A new report released by the World Bank indicates that Rwanda has registered significant improvement in governance.
A new report released by the World Bank indicates that Rwanda has registered significant improvement in governance.
The Worldwide Governance Indicators (WGI) 2008 released Tuesday tallies individual governance indicators for 212 countries over the period 1996–2007.
The results are based on the six dimensions of governance: political stability and absence of violence, control of corruption, government effectiveness, rule of law, voice and accountability and regulatory quality.
A country data report displaying Rwanda’s performance for the years between 1996 and 2007 indicates that it has made major strides in mainly ensuring political stability and stifling violence and terrorism.
According to the institution’s definition, this dispels the likelihood that the government will be destabilized by unconstitutional means.
Three other dimensions – control of corruption, government effectiveness and rule of law also feature among the country’s leading governance improvements.
The report however falls short in recognizing recent efforts towards improving on voice and accountability, and regulatory quality.
According to the World Bank’s statement, the updated version of the WGI compiled by its researchers defines governance as the traditions and institutions by which authority in a country is exercised.
It shows many developing countries’ governments making important gains in control of corruption, and some of them even matching rich country performance in overall governance measures.
"Some countries are making rapid progress in governance, including in Africa, showing that a measure of ‘Afro-optimism’ is called for,” the statement quotes Daniel Kaufmann, co-author of the report and Director of Governance at the World Bank Institute, an internal think-tank.
"Progress reflects reforms in those countries where political leaders, policymakers, civil society and the private sector view good governance and corruption control as crucial for sustained and shared growth,” he said.
It is noted that the seventh update of the WGI is an effort by the researchers to build and update the most comprehensive cross-country set of governance indicators currently available..
The report, however useful, is not far-reaching and its authors acknowledge the challenge. "The WGI and other efforts to measure are useful in prompting public discussion of governance challenges and successes,” said Aart Kraay, co-author of the WGI and a leading economist in the Development Research Group of the World Bank.
"But at the same time, discussions of governance based on empirical measures need to be realistic about the limits of existing data.
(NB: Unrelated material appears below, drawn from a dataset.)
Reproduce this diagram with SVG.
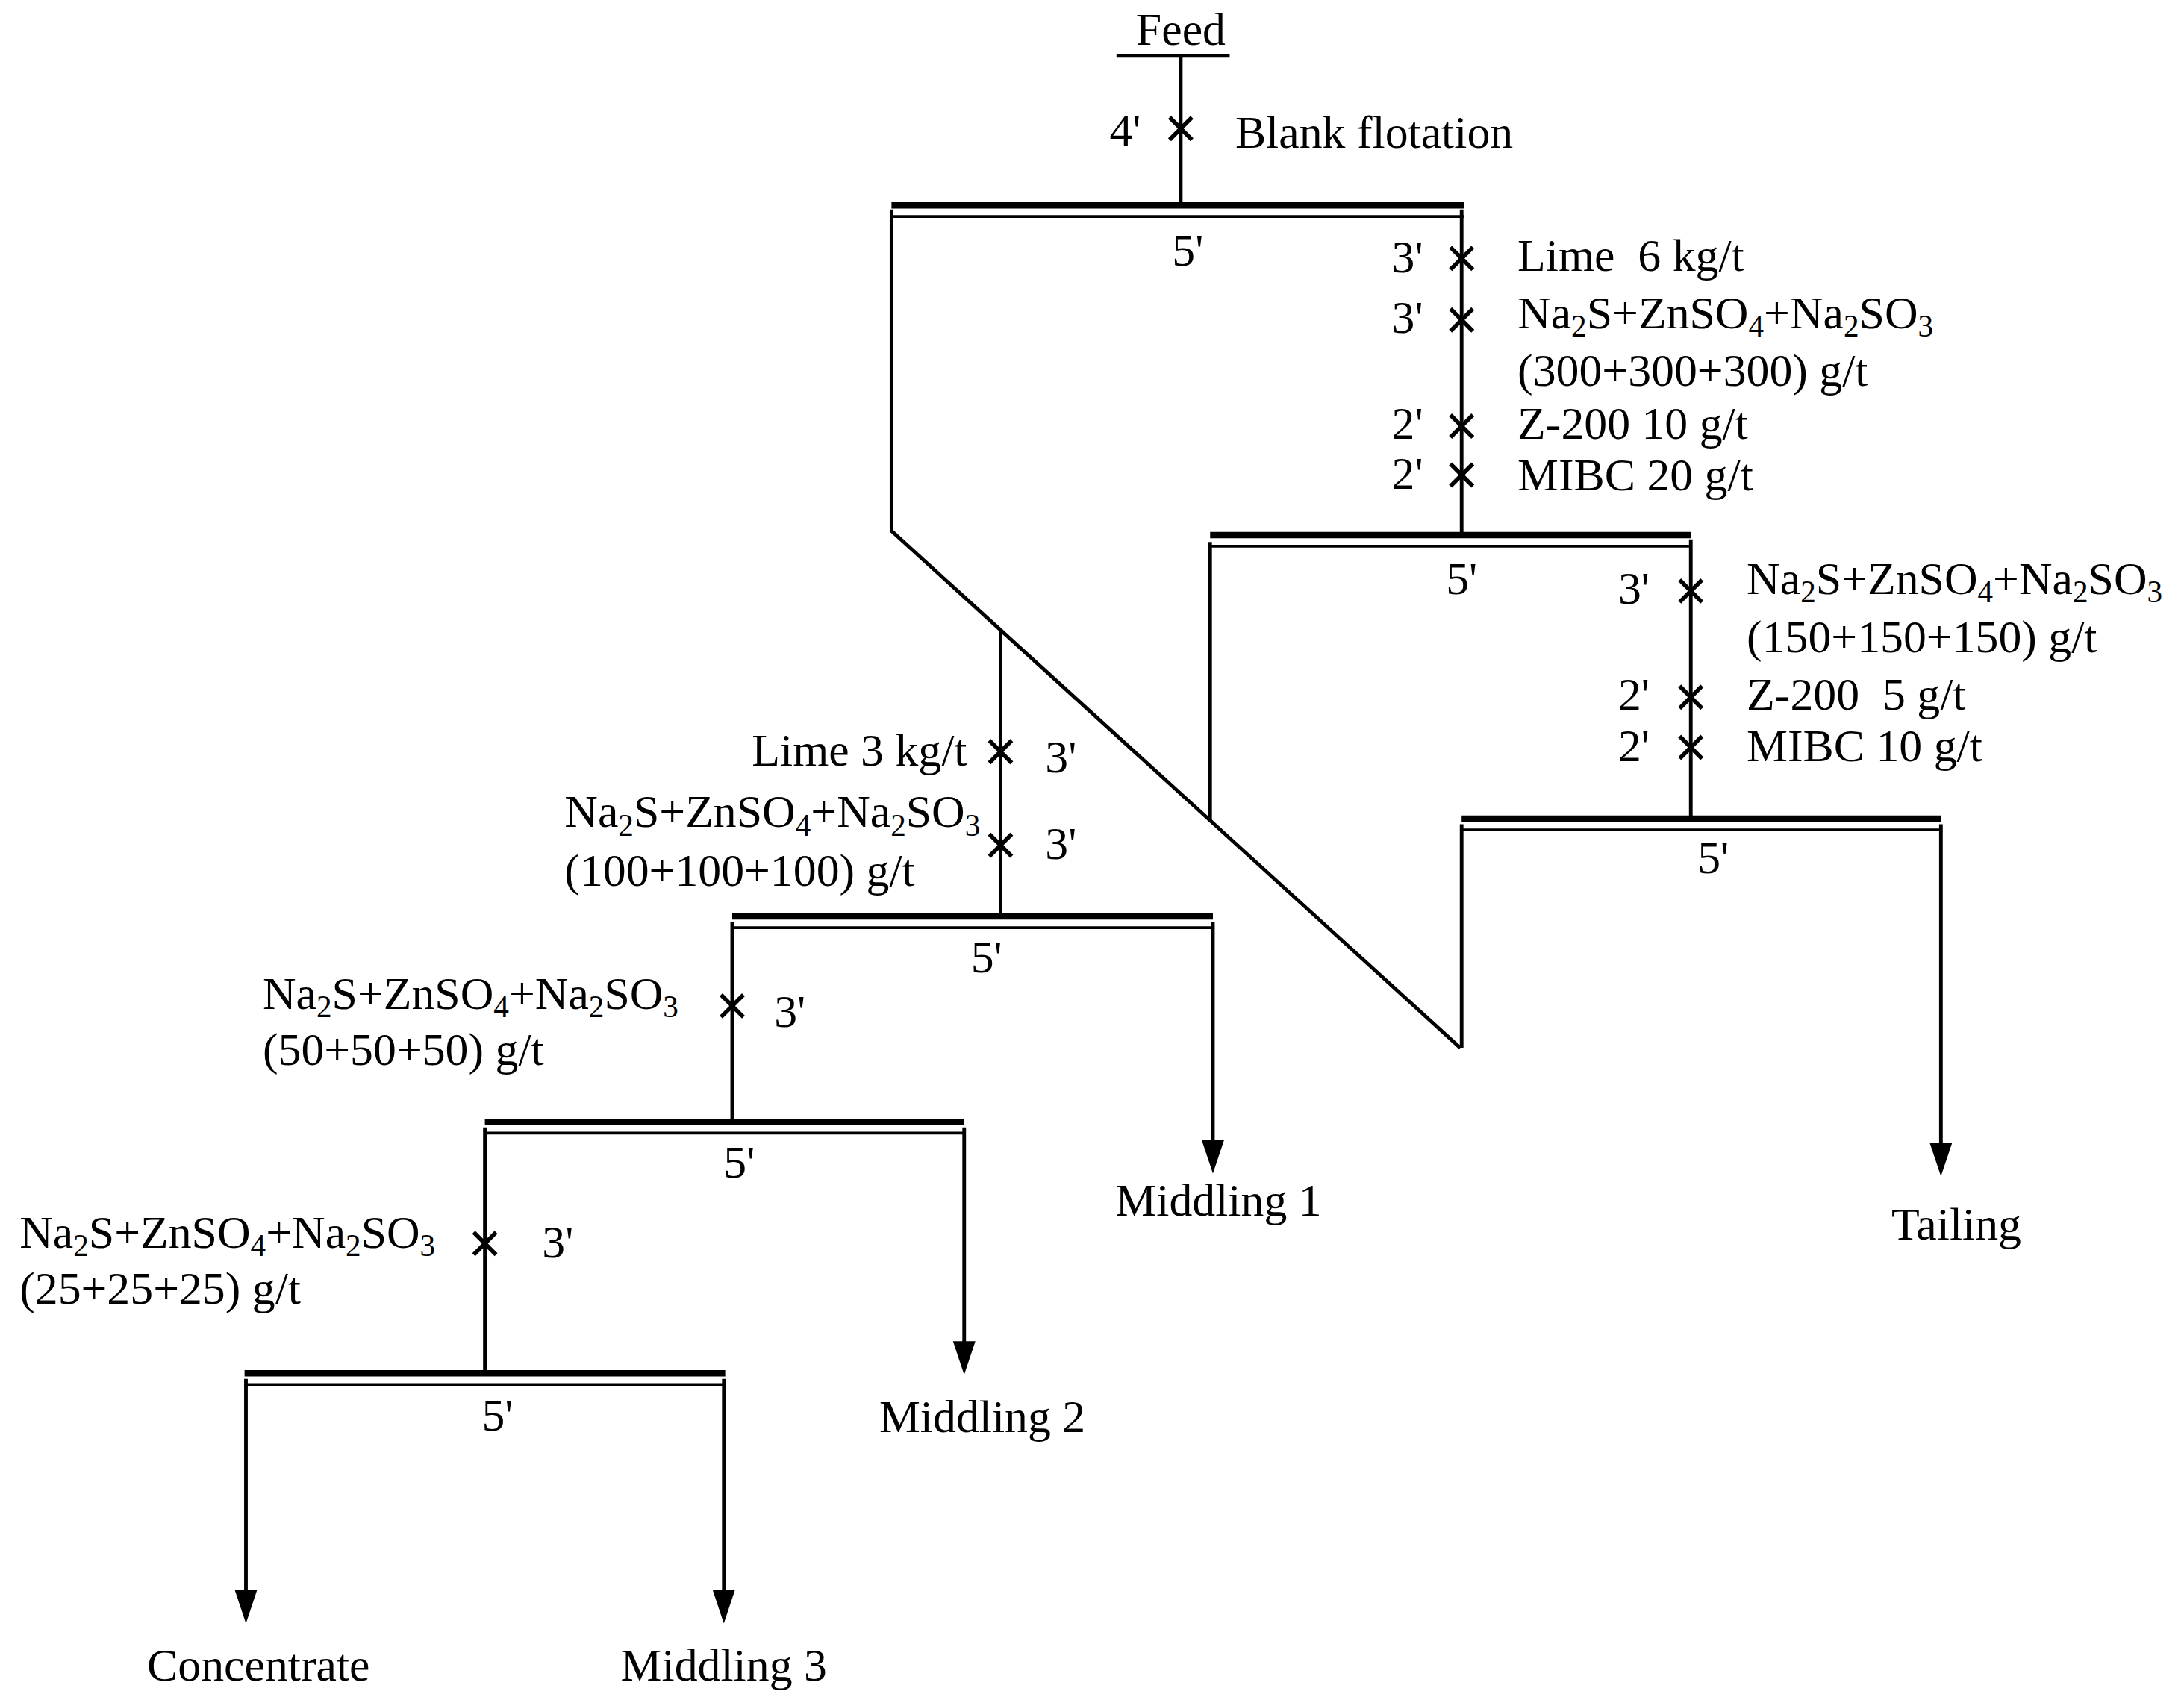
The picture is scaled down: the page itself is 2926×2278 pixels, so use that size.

In this respect it is important that users take seriously the margins of error reported in the WGI, which reflect the inherent difficulties in measuring governance using any kind of data.”
Also underscored is that better governance helps fight poverty and improves living standards, ‘and not the other way around.’ The Bank acknowledges that good governance has also been found to significantly enhance the effectiveness of development assistance in general and of World Bank-funded projects in particular.
However, the statement pointed out that the WGI do not reflect the official views of the World Bank and are not used by the World Bank Group to allocate resources.